■ **CHALLENGE**:
Look for "this" in the listing below. Gather each line that contains it.
[START OF ENTRIES SHOWN]
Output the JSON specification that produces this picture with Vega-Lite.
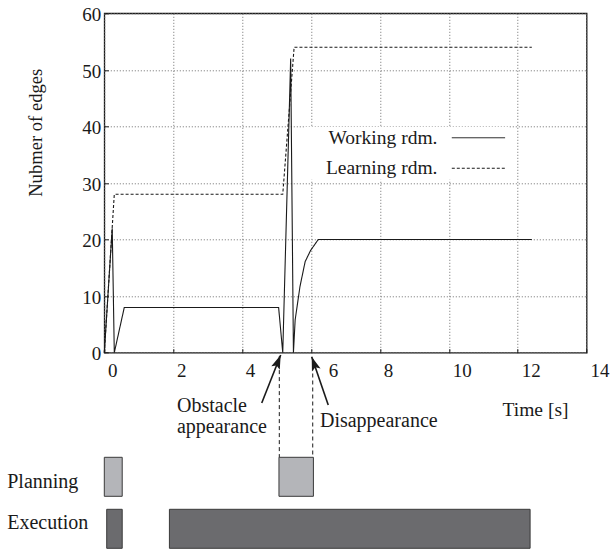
{
  "$schema": "https://vega.github.io/schema/vega-lite/v6.json",
  "autosize": "none",
  "padding": {"left": 104.3, "top": 13.3, "right": 23.4, "bottom": 197.3},
  "width": 482.3,
  "height": 339.4,
  "background": "white",
  "config": {
    "view": {"stroke": "#1a1a1a", "strokeWidth": 1.3},
    "font": "Liberation Serif",
    "axis": {
      "labelFont": "Liberation Serif",
      "titleFont": "Liberation Serif",
      "labelColor": "#1a1a1a",
      "titleColor": "#1a1a1a",
      "titleFontWeight": "normal",
      "domain": false,
      "ticks": false,
      "tickSize": 0,
      "gridColor": "#6e6e6e",
      "gridDash": [1, 2],
      "gridWidth": 1,
      "gridOpacity": 1,
      "labelFlush": false,
      "labelOverlap": false,
      "labelBound": false
    },
    "text": {"font": "Liberation Serif"}
  },
  "datasets": {
    "curves": [
      {"t": 0, "edges": 0, "series": "Working rdm."},
      {"t": 0.23, "edges": 22, "series": "Working rdm."},
      {"t": 0.29, "edges": 0, "series": "Working rdm."},
      {"t": 0.58, "edges": 8, "series": "Working rdm."},
      {"t": 5.06, "edges": 8, "series": "Working rdm."},
      {"t": 5.18, "edges": 0, "series": "Working rdm."},
      {"t": 5.41, "edges": 52, "series": "Working rdm."},
      {"t": 5.49, "edges": 0, "series": "Working rdm."},
      {"t": 5.54, "edges": 5.8, "series": "Working rdm."},
      {"t": 5.68, "edges": 11.7, "series": "Working rdm."},
      {"t": 5.83, "edges": 16.1, "series": "Working rdm."},
      {"t": 5.99, "edges": 18.1, "series": "Working rdm."},
      {"t": 6.21, "edges": 20, "series": "Working rdm."},
      {"t": 12.41, "edges": 20, "series": "Working rdm."},
      {"t": 0, "edges": 0, "series": "Learning rdm."},
      {"t": 0.29, "edges": 28, "series": "Learning rdm."},
      {"t": 5.18, "edges": 28, "series": "Learning rdm."},
      {"t": 5.51, "edges": 54, "series": "Learning rdm."},
      {"t": 12.41, "edges": 54, "series": "Learning rdm."}
    ],
    "tasks": [
      {"task": "Planning", "start": 0.0, "end": 0.52},
      {"task": "Planning", "start": 5.07, "end": 6.07},
      {"task": "Execution", "start": 0.07, "end": 0.52},
      {"task": "Execution", "start": 1.89, "end": 12.36}
    ],
    "events": [
      {"event": "Obstacle appearance", "t": 5.08, "line_top": -0.6, "line_bottom": -18.5, "tip_t": 5.12, "tip_y": -0.4, "tail_t": 4.57, "tail_y": -8.9, "angle": 21.6, "note": "Obstacle\nappearance", "note_t": 2.11, "note_y": -10.43},
      {"event": "Disappearance", "t": 6.05, "line_top": -1.2, "line_bottom": -18.5, "tip_t": 6.02, "tip_y": -0.7, "tail_t": 6.5, "tail_y": -9.25, "angle": 341, "note": "Disappearance", "note_t": 6.26, "note_y": -13.19}
    ]
  },
  "layer": [
    {
      "layer": [
        {
          "data": {"name": "curves"},
          "mark": {"type": "line", "strokeWidth": 1.1, "color": "#1a1a1a"},
          "encoding": {
            "x": {
              "field": "t", "type": "quantitative",
              "scale": {"domain": [0, 14], "nice": false, "zero": false},
              "axis": {
                "values": [0, 2, 4, 6, 8, 10, 12, 14],
                "grid": true,
                "ticks": true,
                "tickSize": -4,
                "tickColor": "#1a1a1a",
                "tickWidth": 1,
                "labelFontSize": 19,
                "labelPadding": 13,
                "labelOffset": {"condition": [{"test": "datum.value == 6", "value": 22}, {"test": "datum.value >= 10", "value": 13}], "value": 8},
                "title": "Time [s]",
                "titleFontSize": 19.5,
                "titleX": 430.7,
                "titleY": 63.3,
                "titleAlign": "center",
                "titleBaseline": "alphabetic"
              }
            },
            "y": {
              "field": "edges", "type": "quantitative",
              "scale": {"domain": [0, 60], "nice": false},
              "axis": {
                "values": [0, 10, 20, 30, 40, 50, 60],
                "grid": true,
                "ticks": true,
                "tickSize": -4,
                "tickColor": "#1a1a1a",
                "tickWidth": 1,
                "labelFontSize": 19,
                "labelPadding": 7.6,
                "labelBaseline": "middle",
                "labelOffset": 1.2,
                "title": "Nubmer of edges",
                "titleFontSize": 18.6,
                "titleAngle": -90,
                "titleX": -69,
                "titleY": 119,
                "titleAlign": "center",
                "titleBaseline": "middle"
              }
            },
            "strokeDash": {
              "field": "series", "type": "nominal",
              "scale": {"domain": ["Working rdm.", "Learning rdm."], "range": [[1, 0], [3, 2]]},
              "legend": {
                "orient": "none",
                "legendX": 200.7,
                "legendY": 113.5,
                "title": null,
                "symbolType": "M-8,0H8",
                "symbolSize": 44.4,
                "symbolStrokeColor": "#1a1a1a",
                "symbolFillColor": "transparent",
                "symbolStrokeWidth": 1,
                "symbolOffset": 162.5,
                "labelAlign": "right",
                "labelBaseline": "middle",
                "labelOffset": -50.75,
                "labelFontSize": 19.5,
                "labelFont": "Liberation Serif",
                "labelColor": "#1a1a1a",
                "labelLimit": 0,
                "rowPadding": 9.5,
                "fillColor": "white",
                "padding": 1.2
              }
            }
          }
        },
        {
          "data": {"name": "events"},
          "mark": {"type": "rule", "strokeDash": [4, 3], "strokeWidth": 1, "color": "#1a1a1a"},
          "encoding": {
            "x": {"field": "t", "type": "quantitative"},
            "y": {"field": "line_top", "type": "quantitative"},
            "y2": {"field": "line_bottom"}
          }
        },
        {
          "data": {"name": "events"},
          "mark": {"type": "rule", "strokeWidth": 1.6, "color": "#1a1a1a"},
          "encoding": {
            "x": {"field": "tail_t", "type": "quantitative"},
            "y": {"field": "tail_y", "type": "quantitative"},
            "x2": {"field": "tip_t"},
            "y2": {"field": "tip_y"}
          }
        },
        {
          "data": {"name": "events"},
          "mark": {"type": "point", "shape": "M0,0L0.65,2L0,1.6L-0.65,2Z", "size": 196, "filled": true, "color": "#1a1a1a", "opacity": 1, "strokeWidth": 0},
          "encoding": {
            "x": {"field": "tip_t", "type": "quantitative"},
            "y": {"field": "tip_y", "type": "quantitative"},
            "angle": {"field": "angle", "type": "quantitative", "scale": null}
          }
        },
        {
          "data": {"name": "events"},
          "mark": {"type": "text", "align": "left", "baseline": "alphabetic", "fontSize": 20, "lineBreak": "\n", "lineHeight": 21.6, "color": "#1a1a1a"},
          "encoding": {
            "x": {"field": "note_t", "type": "quantitative"},
            "y": {"field": "note_y", "type": "quantitative"},
            "text": {"field": "note"}
          }
        }
      ]
    },
    {
      "data": {"name": "tasks"},
      "mark": {"type": "bar", "stroke": "#3a3a3a", "strokeWidth": 1},
      "encoding": {
        "x": {"field": "start", "type": "quantitative", "scale": {"domain": [0, 14]}},
        "x2": {"field": "end"},
        "y": {
          "field": "task", "type": "nominal",
          "scale": {"domain": ["Planning", "Execution"], "range": [444, 535], "paddingInner": 0.25, "paddingOuter": 0},
          "axis": {
            "orient": "left",
            "domain": false,
            "ticks": false,
            "grid": false,
            "labelAlign": "left",
            "labelBaseline": "middle",
            "labelPadding": 97.6,
            "labelFontSize": 20,
            "labelOffset": {"condition": {"test": "datum.value === 'Planning'", "value": 5}, "value": -5.5},
            "title": null
          }
        },
        "fill": {
          "field": "task", "type": "nominal",
          "scale": {"domain": ["Planning", "Execution"], "range": ["#b4b5b9", "#6b6b6e"]},
          "legend": null
        }
      }
    }
  ],
  "resolve": {"scale": {"y": "independent"}}
}
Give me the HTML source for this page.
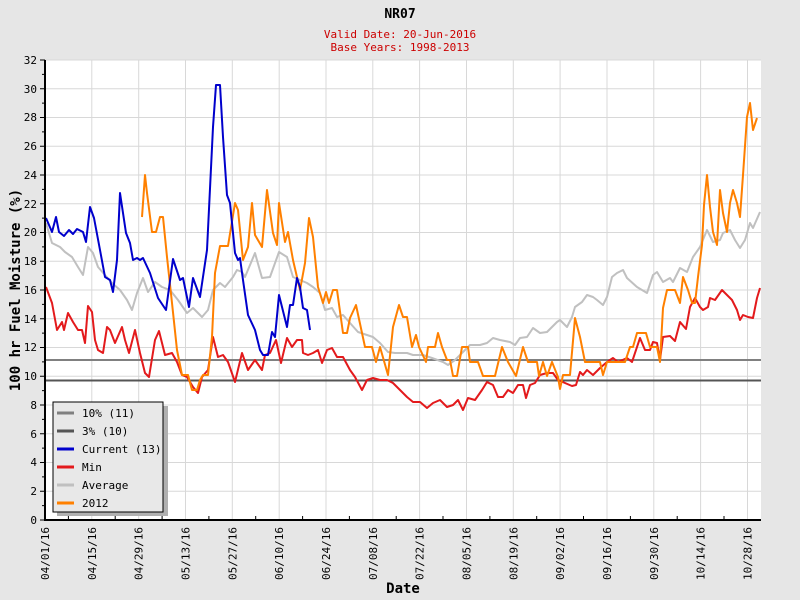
<!DOCTYPE html>
<html><head><style>
body{margin:0;background:#e6e6e6;}
svg{display:block;font-family:"DejaVu Sans Mono","Liberation Mono",monospace;}
</style></head><body>
<svg width="800" height="600" viewBox="0 0 800 600" xmlns="http://www.w3.org/2000/svg">
<rect width="800" height="600" fill="#e6e6e6"/>
<rect x="45" y="60" width="716" height="460" fill="#fff"/>
<g stroke="#d8d8d8" stroke-width="1">
<line x1="45" x2="761" y1="491.25" y2="491.25"/><line x1="45" x2="761" y1="462.5" y2="462.5"/><line x1="45" x2="761" y1="433.75" y2="433.75"/><line x1="45" x2="761" y1="405" y2="405"/><line x1="45" x2="761" y1="376.25" y2="376.25"/><line x1="45" x2="761" y1="347.5" y2="347.5"/><line x1="45" x2="761" y1="318.75" y2="318.75"/><line x1="45" x2="761" y1="290" y2="290"/><line x1="45" x2="761" y1="261.25" y2="261.25"/><line x1="45" x2="761" y1="232.5" y2="232.5"/><line x1="45" x2="761" y1="203.75" y2="203.75"/><line x1="45" x2="761" y1="175" y2="175"/><line x1="45" x2="761" y1="146.25" y2="146.25"/><line x1="45" x2="761" y1="117.5" y2="117.5"/><line x1="45" x2="761" y1="88.75" y2="88.75"/><line x1="45" x2="761" y1="60" y2="60"/>
<line x1="91.8" x2="91.8" y1="60" y2="520"/><line x1="138.7" x2="138.7" y1="60" y2="520"/><line x1="185.5" x2="185.5" y1="60" y2="520"/><line x1="232.3" x2="232.3" y1="60" y2="520"/><line x1="279.2" x2="279.2" y1="60" y2="520"/><line x1="326" x2="326" y1="60" y2="520"/><line x1="372.8" x2="372.8" y1="60" y2="520"/><line x1="419.6" x2="419.6" y1="60" y2="520"/><line x1="466.5" x2="466.5" y1="60" y2="520"/><line x1="513.3" x2="513.3" y1="60" y2="520"/><line x1="560.1" x2="560.1" y1="60" y2="520"/><line x1="607" x2="607" y1="60" y2="520"/><line x1="653.8" x2="653.8" y1="60" y2="520"/><line x1="700.6" x2="700.6" y1="60" y2="520"/><line x1="747.5" x2="747.5" y1="60" y2="520"/>
</g>
<line x1="45" x2="761" y1="360" y2="360" stroke="#808080" stroke-width="2"/>
<line x1="45" x2="761" y1="380.5" y2="380.5" stroke="#555" stroke-width="2"/>
<g fill="none" stroke-width="2" stroke-linejoin="round">
<polyline stroke="#c0c0c0" points="46,223 52,243 60,247 65,252 72,257 78,267 83,275 88,247 93,253 98,267 105,275 112,283 120,290 127,300 132,310 137,293 143,278 148,292 155,282 162,287 170,290 178,300 187,313 193,308 202,317 208,310 213,290 220,283 225,287 233,277 237,270 242,272 245,277 255,253 262,278 270,277 279,252 287,257 293,277 300,280 307,283 313,287 320,293 325,310 332,308 337,317 343,315 350,323 358,332 367,335 373,337 380,343 388,352 395,353 407,353 413,355 423,355 432,358 443,362 448,365 455,360 462,353 470,345 480,345 487,343 493,338 500,340 510,342 515,345 520,338 527,337 533,328 540,333 547,332 557,322 560,320 567,327 572,317 575,307 582,302 587,295 593,297 597,300 603,305 607,297 612,277 617,273 623,270 627,278 637,287 647,293 653,275 657,272 663,282 670,278 673,282 680,268 687,272 693,257 700,247 707,230 713,242 720,240 723,233 730,230 735,240 740,248 745,240 750,223 753,228 760,212"/>
<polyline stroke="#e31a1c" points="46,287 52,303 57,330 62,322 64,330 68,313 73,322 78,330 82,330 85,343 88,306 92,312 95,340 98,350 103,353 107,327 110,330 115,343 122,327 125,340 129,353 135,330 140,353 145,373 149,377 155,340 159,331 165,355 172,353 177,362 182,375 187,377 193,387 198,393 202,377 208,370 213,337 218,357 223,355 228,362 235,382 242,353 248,370 255,360 262,370 265,355 270,353 276,340 281,363 287,338 292,347 297,340 302,340 303,353 308,355 313,353 318,350 322,363 327,350 332,348 337,357 343,357 350,370 355,377 362,390 367,380 373,378 380,380 387,380 393,383 400,390 407,397 413,402 420,402 427,408 433,403 440,400 447,407 453,405 458,400 463,410 468,398 475,400 482,390 487,382 493,385 498,397 503,397 508,390 513,393 518,385 523,385 526,398 530,385 535,383 540,375 547,373 553,373 558,380 565,383 572,386 576,385 580,372 583,375 587,370 593,375 600,368 607,362 613,358 618,362 627,358 632,362 640,338 645,350 650,350 653,342 657,343 660,360 663,337 670,336 675,341 680,322 686,329 690,307 695,298 700,307 703,310 708,307 710,298 715,300 722,290 727,295 732,300 737,310 740,320 743,315 748,317 753,318 757,298 760,288"/>
<polyline stroke="#ff8000" points="142,217 145,175 147,193 152,232 156,232 160,217 163,217 167,257 172,303 177,350 182,375 188,375 192,390 197,390 200,380 203,375 208,375 212,337 215,273 220,246 228,246 235,203 238,210 243,260 248,247 252,203 255,235 262,247 267,190 273,233 277,245 279,203 285,242 288,232 293,260 300,290 305,263 309,218 313,237 318,287 323,303 326,292 329,303 333,290 337,290 343,333 347,333 350,318 356,305 365,347 372,347 376,362 380,347 388,375 393,327 399,305 403,317 407,317 412,347 416,335 419,347 426,362 428,347 435,347 438,333 442,347 447,360 450,360 453,376 457,376 462,347 468,347 470,362 478,362 483,376 495,376 502,347 508,362 516,376 523,347 528,362 537,362 539,376 543,362 547,376 552,362 558,377 560,389 563,375 570,375 575,318 580,337 585,362 600,362 603,375 607,362 625,362 630,347 633,347 637,333 646,333 650,347 657,347 660,362 663,308 667,290 675,290 680,303 683,277 688,290 692,303 695,303 698,277 702,245 704,205 707,175 710,207 713,232 717,245 720,190 723,213 727,232 730,203 733,190 737,203 740,217 743,175 747,117 750,103 753,130 757,118"/>
<polyline stroke="#0000cc" points="46,218 52,232 56,217 59,232 64,236 69,230 73,234 77,229 83,232 86,242 90,207 94,218 100,250 105,277 110,280 113,292 117,260 120,193 126,233 130,243 133,260 137,258 140,260 143,258 150,273 158,298 166,310 173,259 180,280 183,278 189,307 193,278 200,297 207,250 213,127 216,85 220,85 223,137 227,195 230,203 235,253 238,260 240,258 243,280 248,315 255,330 260,350 263,355 268,355 272,332 275,337 279,295 287,327 290,305 293,305 297,278 300,287 303,308 307,310 310,330"/>
</g>
<g stroke="#000" stroke-width="2"><line x1="45" y1="60" x2="45" y2="521"/><line x1="44" y1="520" x2="761" y2="520"/></g>
<g stroke="#000" stroke-width="1">
<path d="M40 520H45M40 491.25H45M40 462.5H45M40 433.75H45M40 405H45M40 376.25H45M40 347.5H45M40 318.75H45M40 290H45M40 261.25H45M40 232.5H45M40 203.75H45M40 175H45M40 146.25H45M40 117.5H45M40 88.75H45M40 60H45"/>
<path d="M42 505.6H45M42 476.9H45M42 448.1H45M42 419.4H45M42 390.6H45M42 361.9H45M42 333.1H45M42 304.4H45M42 275.6H45M42 246.9H45M42 218.1H45M42 189.4H45M42 160.6H45M42 131.9H45M42 103.1H45M42 74.4H45"/>
<path d="M68.4 516V520M115.2 516V520M162.1 516V520M208.9 516V520M255.7 516V520M302.6 516V520M349.4 516V520M396.2 516V520M443 516V520M489.9 516V520M536.7 516V520M583.5 516V520M630.4 516V520M677.2 516V520M724 516V520"/>
</g>
<g font-size="11" fill="#000" text-anchor="end">
<text x="37" y="524">0</text><text x="37" y="495">2</text><text x="37" y="466">4</text><text x="37" y="438">6</text><text x="37" y="409">8</text><text x="37" y="380">10</text><text x="37" y="351">12</text><text x="37" y="323">14</text><text x="37" y="294">16</text><text x="37" y="265">18</text><text x="37" y="236">20</text><text x="37" y="208">22</text><text x="37" y="179">24</text><text x="37" y="150">26</text><text x="37" y="121">28</text><text x="37" y="93">30</text><text x="37" y="64">32</text>
</g>
<g font-size="11" fill="#000" text-anchor="end">
<text transform="translate(49,527) rotate(-90)">04/01/16</text>
<text transform="translate(95.8,527) rotate(-90)">04/15/16</text>
<text transform="translate(142.7,527) rotate(-90)">04/29/16</text>
<text transform="translate(189.5,527) rotate(-90)">05/13/16</text>
<text transform="translate(236.3,527) rotate(-90)">05/27/16</text>
<text transform="translate(283.2,527) rotate(-90)">06/10/16</text>
<text transform="translate(330,527) rotate(-90)">06/24/16</text>
<text transform="translate(376.8,527) rotate(-90)">07/08/16</text>
<text transform="translate(423.6,527) rotate(-90)">07/22/16</text>
<text transform="translate(470.5,527) rotate(-90)">08/05/16</text>
<text transform="translate(517.3,527) rotate(-90)">08/19/16</text>
<text transform="translate(564.1,527) rotate(-90)">09/02/16</text>
<text transform="translate(611,527) rotate(-90)">09/16/16</text>
<text transform="translate(657.8,527) rotate(-90)">09/30/16</text>
<text transform="translate(704.6,527) rotate(-90)">10/14/16</text>
<text transform="translate(751.5,527) rotate(-90)">10/28/16</text>
</g>
<text x="400" y="18" font-size="13" font-weight="bold" text-anchor="middle">NR07</text>
<text x="400" y="38" font-size="11" fill="#cc0000" text-anchor="middle">Valid Date: 20-Jun-2016</text>
<text x="400" y="51" font-size="11" fill="#cc0000" text-anchor="middle">Base Years: 1998-2013</text>
<text x="403" y="593" font-size="14" font-weight="bold" text-anchor="middle">Date</text>
<text transform="translate(20,290) rotate(-90)" font-size="14" font-weight="bold" text-anchor="middle">100 hr Fuel Moisture (%)</text>
<rect x="57" y="406" width="111" height="110" fill="#b0b0b0"/>
<rect x="53" y="402" width="110" height="110" fill="#e8e8e8" stroke="#000" stroke-width="1"/>
<g stroke-width="3">
<line x1="57" x2="74" y1="413" y2="413" stroke="#808080"/>
<line x1="57" x2="74" y1="431" y2="431" stroke="#555"/>
<line x1="57" x2="74" y1="449" y2="449" stroke="#0000cc"/>
<line x1="57" x2="74" y1="467" y2="467" stroke="#e31a1c"/>
<line x1="57" x2="74" y1="485" y2="485" stroke="#c0c0c0"/>
<line x1="57" x2="74" y1="503" y2="503" stroke="#ff8000"/>
</g>
<g font-size="11" fill="#000">
<text x="82" y="417">10% (11)</text>
<text x="82" y="435">3% (10)</text>
<text x="82" y="453">Current (13)</text>
<text x="82" y="471">Min</text>
<text x="82" y="489">Average</text>
<text x="82" y="507">2012</text>
</g>
</svg>
</body></html>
[END OF ENTRIES SHOWN]
■ **OUTPUT**:
Output the JSON specification that produces this picture with Vega-Lite.
Give me the HTML source for this page.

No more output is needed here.